Once everyone has added their yellow note, ask them to step back and once again look at patterns. How are the locations of these second notes different from the location of the first notes (which are a different color)?  Do they cluster together more? Where are they concentrated?  If there is time, ask students to share something they know about how they came to be born in this location. 

 



Debrief and discussion

  • What was the activity like for you?
  • What did you notice about the origins of people in our class?
  • Do you have questions to ask other students about the activity?
  • Is there anything else you would like to share about the activity?

In wrapping up the activity, connect some of the thoughts generated by the activity to the notion of the United States as a land of immigrants. Though students may all live in the same community or city now, most have families who came from other parts of the world at some point in time.
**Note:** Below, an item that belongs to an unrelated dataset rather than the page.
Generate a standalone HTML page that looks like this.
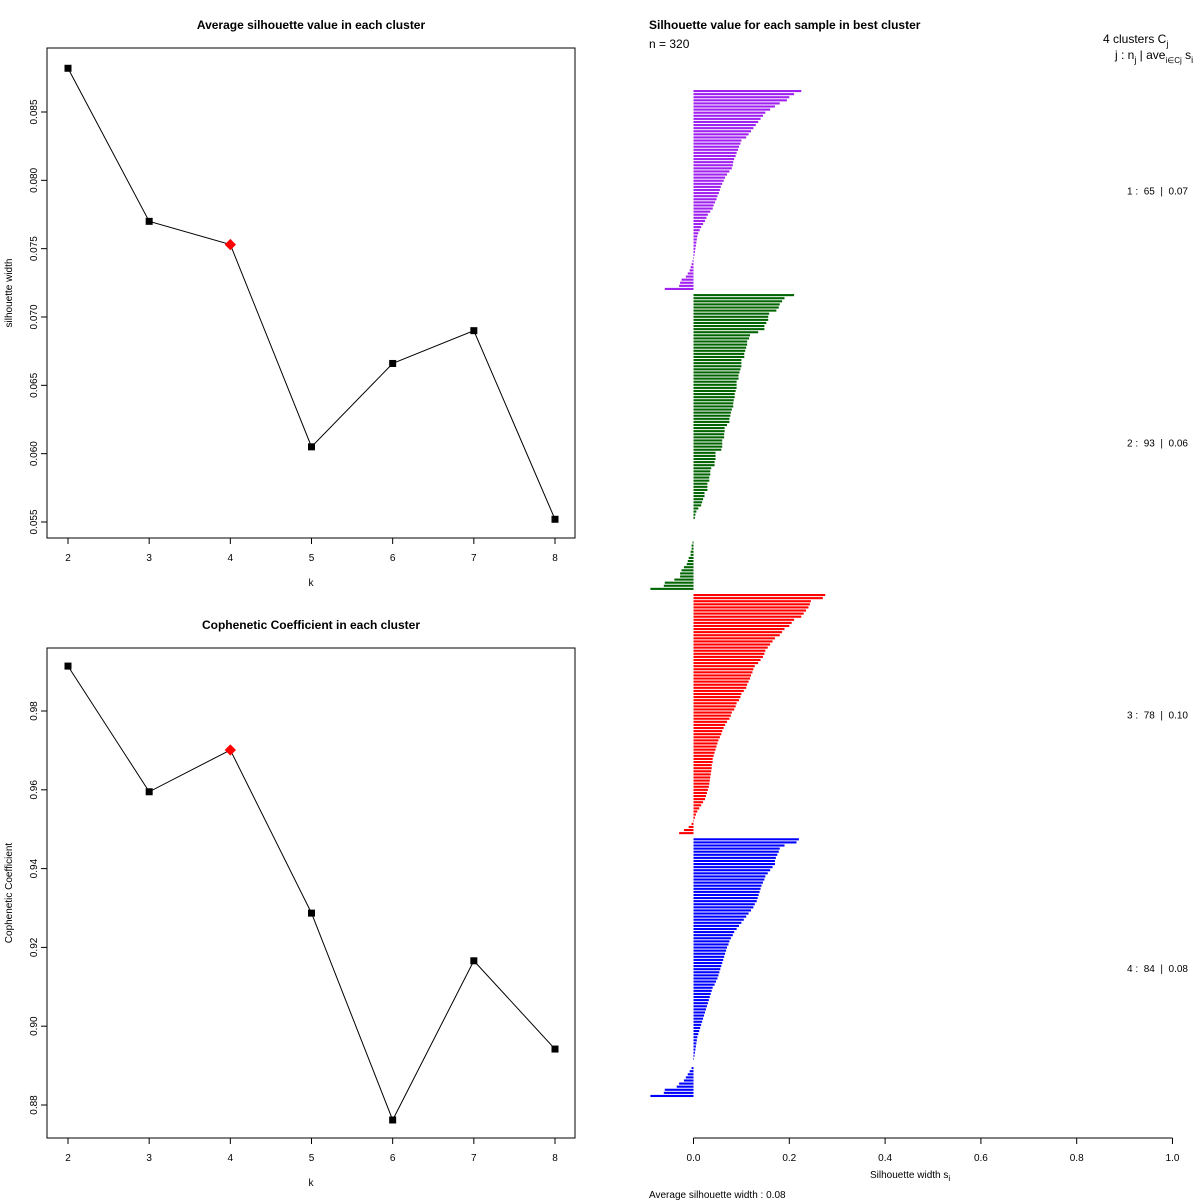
<!DOCTYPE html>
<html><head><meta charset="utf-8"><style>
body{margin:0;background:#fff;width:1200px;height:1200px;overflow:hidden;position:relative}
svg{font-family:"Liberation Sans",sans-serif;display:block}
</style></head><body>
<svg id="s" width="1200" height="1200" xmlns="http://www.w3.org/2000/svg"></svg>
<script>
const ks=[2,3,4,5,6,7,8];
const silAvg=[0.0882,0.0770,0.0753,0.0605,0.0666,0.0690,0.0552];
const coph=[0.9914,0.9595,0.9701,0.9287,0.8762,0.9166,0.8942];
const bestK=4;
const silTicks=[0.055,0.060,0.065,0.070,0.075,0.080,0.085];
const cophTicks=[0.88,0.90,0.92,0.94,0.96,0.98];
const c1=[0.225,0.21,0.2,0.195,0.18,0.17,0.16,0.15,0.145,0.14,0.135,0.13,0.125,0.12,0.115,0.11,0.1,0.098,0.095,0.093,0.09,0.088,0.085,0.083,0.082,0.08,0.075,0.07,0.066,0.063,0.06,0.057,0.055,0.053,0.05,0.048,0.045,0.042,0.04,0.035,0.03,0.027,0.024,0.02,0.016,0.013,0.01,0.008,0.007,0.006,0.005,0.004,0.003,0.002,0.001,-0.002,-0.004,-0.006,-0.008,-0.012,-0.016,-0.025,-0.028,-0.03,-0.06];
const c2=[0.21,0.19,0.185,0.18,0.178,0.173,0.158,0.156,0.156,0.152,0.148,0.148,0.135,0.118,0.116,0.112,0.112,0.11,0.108,0.106,0.106,0.1,0.1,0.1,0.098,0.096,0.094,0.094,0.09,0.09,0.09,0.088,0.086,0.086,0.084,0.083,0.083,0.08,0.078,0.077,0.075,0.075,0.07,0.065,0.065,0.064,0.064,0.06,0.06,0.06,0.058,0.046,0.046,0.046,0.044,0.044,0.037,0.035,0.035,0.033,0.033,0.029,0.029,0.029,0.023,0.023,0.02,0.018,0.016,0.01,0.006,0.004,0.003,
0.0,0.0,0.0,0.0,0.0,0.0,0.0,
-0.002,-0.004,-0.004,-0.006,-0.006,-0.01,-0.012,-0.014,-0.02,-0.025,-0.028,-0.028,-0.04,-0.06,-0.062,-0.09];
const c3=[0.275,0.27,0.245,0.243,0.24,0.235,0.23,0.225,0.21,0.205,0.2,0.19,0.185,0.18,0.17,0.165,0.16,0.155,0.15,0.148,0.145,0.14,0.135,0.128,0.125,0.123,0.12,0.118,0.115,0.112,0.11,0.105,0.1,0.098,0.095,0.09,0.088,0.085,0.08,0.078,0.075,0.07,0.066,0.063,0.06,0.058,0.055,0.052,0.05,0.048,0.046,0.044,0.042,0.04,0.04,0.038,0.038,0.037,0.036,0.035,0.034,0.033,0.032,0.03,0.028,0.026,0.024,0.02,0.016,0.012,0.008,0.005,0.003,0.001,-0.004,-0.01,-0.02,-0.03];
const c4=[0.22,0.215,0.19,0.18,0.178,0.175,0.172,0.17,0.17,0.165,0.16,0.155,0.15,0.148,0.145,0.142,0.14,0.138,0.136,0.134,0.132,0.128,0.125,0.12,0.115,0.11,0.105,0.1,0.095,0.09,0.085,0.082,0.078,0.075,0.073,0.07,0.068,0.066,0.064,0.062,0.06,0.058,0.056,0.054,0.052,0.05,0.047,0.044,0.04,0.038,0.036,0.034,0.032,0.03,0.028,0.026,0.024,0.022,0.02,0.018,0.016,0.014,0.012,0.01,0.008,0.007,0.006,0.005,0.004,0.003,0.002,0.001,
0,0,
-0.004,-0.008,-0.012,-0.016,-0.02,-0.03,-0.035,-0.06,-0.062,-0.09];
const clusters=[c1,c2,c3,c4];
const clusterColors=["#a020f0","#006400","#ff0000","#0000ff"];
const clusterLabels=["1 :  65  |  0.07","2 :  93  |  0.06","3 :  78  |  0.10","4 :  84  |  0.08"];
const xTicks=[0,0.2,0.4,0.6,0.8,1.0];

const S=document.getElementById('s');const NS="http://www.w3.org/2000/svg";
function el(t,a,txt){const e=document.createElementNS(NS,t);for(const k in a)e.setAttribute(k,a[k]);if(txt!=null)e.textContent=txt;S.appendChild(e);return e;}

function panel(vals,ticks,T,vA,yA,vB,yB,title,ytitle,pfx){
  const L=47,R=575,B=T+490;
  const px=k=>68+(k-2)*(555-68)/6;
  const py=v=>yA+(v-vA)*(yB-yA)/(vB-vA);
  let e=el('rect',{x:L,y:T,width:R-L,height:B-T,fill:'none',stroke:'#000','stroke-width':1});
  
  
  e=el('text',{x:311,y:T-19,'text-anchor':'middle','font-size':12,'font-weight':'bold'},title);
  
  
  e=el('text',{x:311,y:B+48,'text-anchor':'middle','font-size':10},'k');
  
  
  e=el('text',{x:0,y:0,'text-anchor':'middle','font-size':10,transform:`translate(12,${T+245}) rotate(-90)`},ytitle);
  
  
  ks.forEach(k=>{
    el('line',{x1:px(k),x2:px(k),y1:B,y2:B+6,stroke:'#000'});
    e=el('text',{x:px(k),y:B+23,'text-anchor':'middle','font-size':10},String(k));
    
    
  });
  ticks.forEach(v=>{
    const y=py(v);
    el('line',{x1:L,x2:L-6,y1:y,y2:y,stroke:'#000'});
    e=el('text',{x:0,y:0,'text-anchor':'middle','font-size':10,transform:`translate(37,${y}) rotate(-90)`},v.toFixed(pfx==='sil'?3:2));
    
    
  });
  e=el('polyline',{points:ks.map((k,i)=>px(k)+','+py(vals[i])).join(' '),fill:'none',stroke:'#000','stroke-width':1});
  
  
  ks.forEach((k,i)=>{
    const x=px(k),y=py(vals[i]);
    if(k===bestK){e=el('rect',{x:x-4,y:y-4,width:8,height:8,fill:'#f00',transform:`rotate(45 ${x} ${y})`});}
    else e=el('rect',{x:x-3.5,y:y-3.5,width:7,height:7,fill:'#000'});
    
    
  });
}
panel(silAvg,silTicks,48,0.085,112,0.055,522,'Average silhouette value in each cluster','silhouette width','sil');
panel(coph,cophTicks,648,0.98,711,0.88,1105,'Cophenetic Coefficient in each cluster','Cophenetic Coefficient','coph');

const x0=693.5,xs=479;
const bx=v=>x0+v*xs;
const total=clusters.reduce((a,c)=>a+c.length,0)+clusters.length-1;
const pitch=(1098-90)/total;
let idx=0;
clusters.forEach((c,ci)=>{
  const yStart=90+idx*pitch;
  c.forEach((v,i)=>{
    const y=90+idx*pitch;
    const a=bx(0),b=bx(v);
    if(v!==0){
      const e=el('rect',{x:Math.min(a,b),y:y,width:Math.abs(b-a),height:pitch*0.68,fill:clusterColors[ci]});
      
      
    }
    idx++;
  });
  const yEnd=90+idx*pitch;
  const e=el('text',{x:1188,y:(yStart+yEnd)/2+4,'text-anchor':'end','font-size':10,style:'white-space:pre'},clusterLabels[ci]);
  
  
  idx++;
});
el('line',{x1:bx(0),x2:bx(1),y1:1138,y2:1138,stroke:'#000'});
xTicks.forEach(v=>{
  el('line',{x1:bx(v),x2:bx(v),y1:1138,y2:1144,stroke:'#000'});
  const e=el('text',{x:bx(v),y:1161,'text-anchor':'middle','font-size':10},v.toFixed(1));
  
  
});
</script>
<svg width="1200" height="1200" style="position:absolute;left:0;top:0" xmlns="http://www.w3.org/2000/svg" font-family="Liberation Sans, sans-serif">
<text x="649" y="29" font-size="12" font-weight="bold">Silhouette value for each sample in best cluster</text>
<text x="649" y="48" font-size="12">n = 320</text>
<text x="1103" y="43" font-size="12">4  clusters  C<tspan font-size="9" dy="4">j</tspan></text>
<text x="1115" y="59" font-size="12">j :  n<tspan font-size="9" dy="4">j</tspan><tspan dy="-4"> | ave</tspan><tspan font-size="8" dy="4">i∈Cj</tspan><tspan dy="-4">  s</tspan><tspan font-size="9" dy="4">i</tspan></text>
<text x="870" y="1178" font-size="10">Silhouette width s<tspan font-size="8" dy="3">i</tspan></text>
<text x="649" y="1198" font-size="10">Average silhouette width :  0.08</text>
</svg>
</body></html>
Some people's ancestors came as immigrants or refugees, some came as slaves. It is believed that Native Americans arrived in what is now the U.S. from Asia, long ago. 

Encourage students to also think beyond their classroom, about others in the school community (other students, teachers, deans, janitors, lunchroom staff, security guards, etc.).  Consider how they might position themselves on the imaginary map. 

Ask:

  • Do students know people in their immediate surroundings who were not born in or around your current community?
  • Do they know people in their immediate surroundings who were not born the U.S.? 
  • Think about the various reasons why people may choose to move or may be forced to move. 
     


Closing

Ask students to travel back in time, back to when their family or ancestors had just arrived at their new home. What would you like to say to them?  What do you hope for them?